Regardless of the number of DDR4 devices implemented, the data line topology is always point-to-point. Minimize layer transitions during routing. If a layer transition is necessary, it is better to transition to a layer using the same reference plane. If this cannot be accommodated, ensure there are nearby ground vias to allow the return currents to transition between reference planes. The goal is to provide a low inductance path for the return current. Also, to optimize the length matching, TI recommends routing all nets within a single data routing group on one layer where all have the exact same number of vias and the same via barrel length.

DQSP and DQSN lines are point-to-point signals routed as a differential pair. Figure 2-9 shows the DQS connection topology.

DQ and DM lines are point-to-point signals routed singled-ended. Figure 2-10 shows the DQ and DM connection topology.

Similar to the figures above for the CK and ADDR_CTRL routes, Figure 2-11 and Figure 2-12 show an example of the PCB routes for a DQS routing group and the associated data routing group nets.

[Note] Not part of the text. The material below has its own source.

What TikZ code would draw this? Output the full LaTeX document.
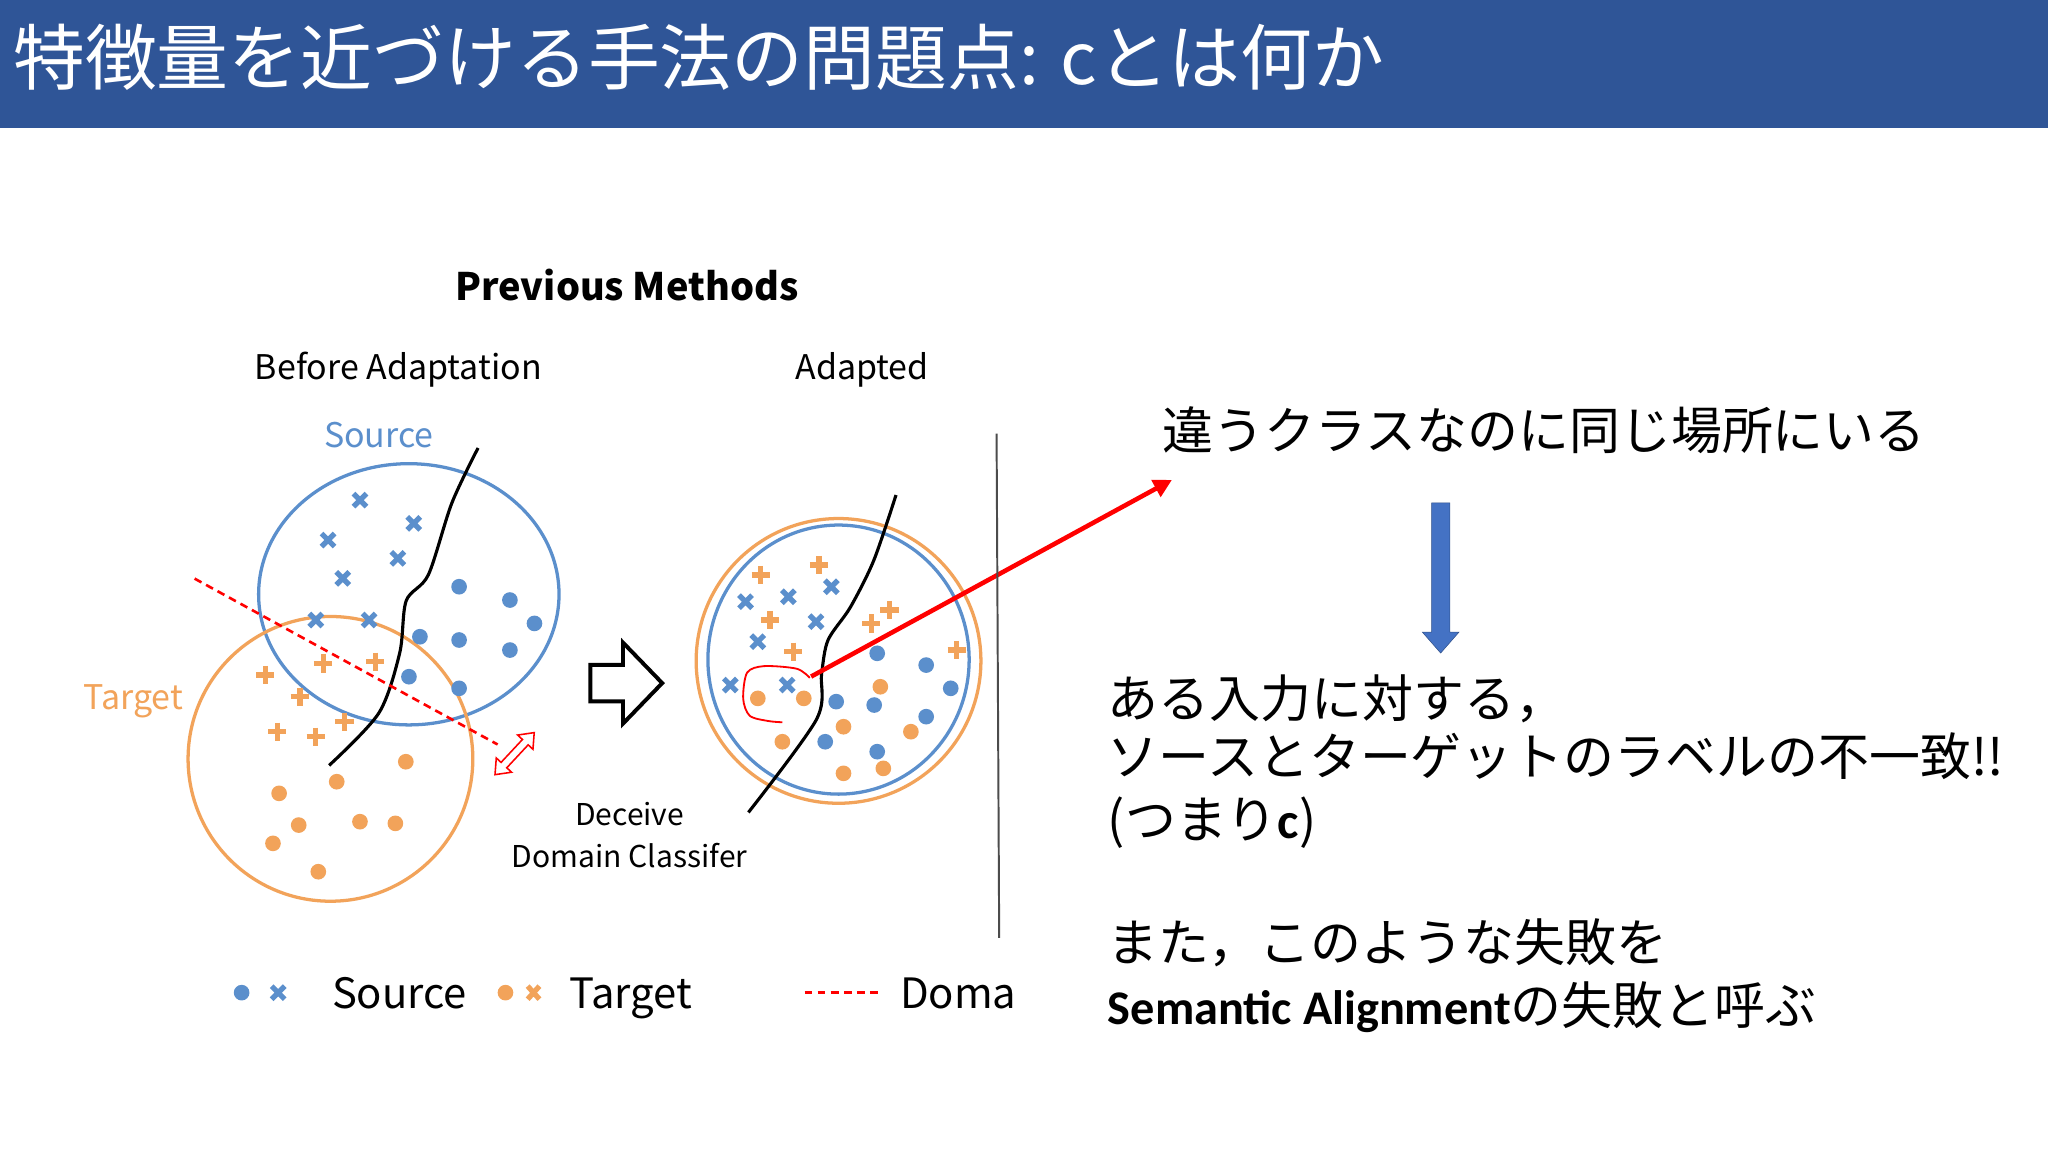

The routing example shows DQS0P and DQS0N, which are routed as a differential pair from the processor to the SDRAM that contains Byte 0. This is implemented as a point-to-point routed differential pair without any board terminations. There are no stubs allowed on these nets of any kind. All test access probes must be in line without any branches or stubs. Similar DQS pair routing exists from the processor to each SDRAM for the byte lanes implemented.

Figure 2-12 shows a routing example for a single net in the Byte 0 routing group. The DQ and DM nets are routed single-ended and are also point-to-point without any stubs or board terminations. Point-to-point routes exist for each of the DQ and DM nets implemented.

The DQ and DM nets are routed along the same path as the DQSP and DQSN pair for that byte lane, so that they can be length matched to the DQS pair.